See AnnualTimeDimensionModel for all config fields.
Index¶
Index time dimensions use integer time steps rather than timestamp values. Data files include an integer time column (typically time_index) that dsgrid converts to proper timestamps during registration using the config’s starting timestamp and frequency. For detailed examples, configurations, and use cases, see How to Define a Time Dimension — Index Time.
See IndexTimeDimensionModel for all config fields.
Representative Period¶
Representative period time dimensions represent typical patterns (e.g., a typical week per month) rather than actual calendar dates, specified using integer columns (month, day_of_week or is_weekday, hour). Two formats are supported: one_week_per_month_by_hour and one_weekday_day_and_one_weekend_day_per_month_by_hour. During dataset-to-project mapping, representative periods are expanded to actual calendar dates with DST transition handling. For detailed examples, column requirements, and conversion behavior, see How to Define a Time Dimension — Representative Time.

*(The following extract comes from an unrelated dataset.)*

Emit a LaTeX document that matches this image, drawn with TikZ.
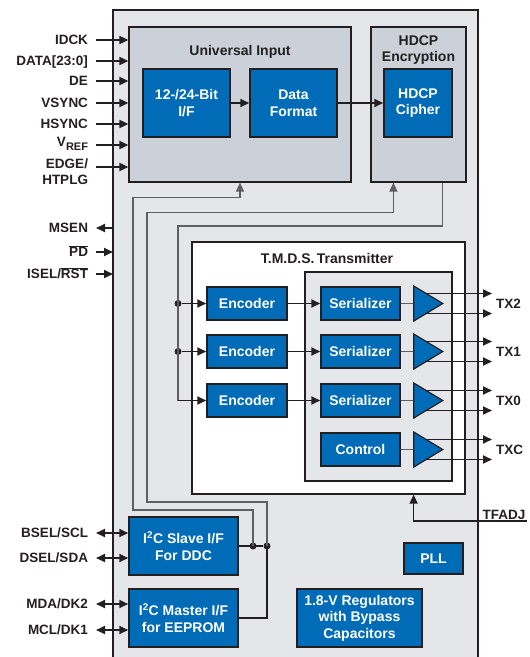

See RepresentativePeriodTimeDimensionModel and RepresentativePeriodFormat for all config fields and supported formats.
NoOp (No Time Dimension)¶
Use NoOp time for datasets with no time component — for example, static lookup tables or single-year snapshots where time is not a relevant data axis. Data files contain no time columns. For examples and configuration details, see How to Define a Time Dimension — NoOp Time.
See NoOpTimeDimensionModel for all config fields.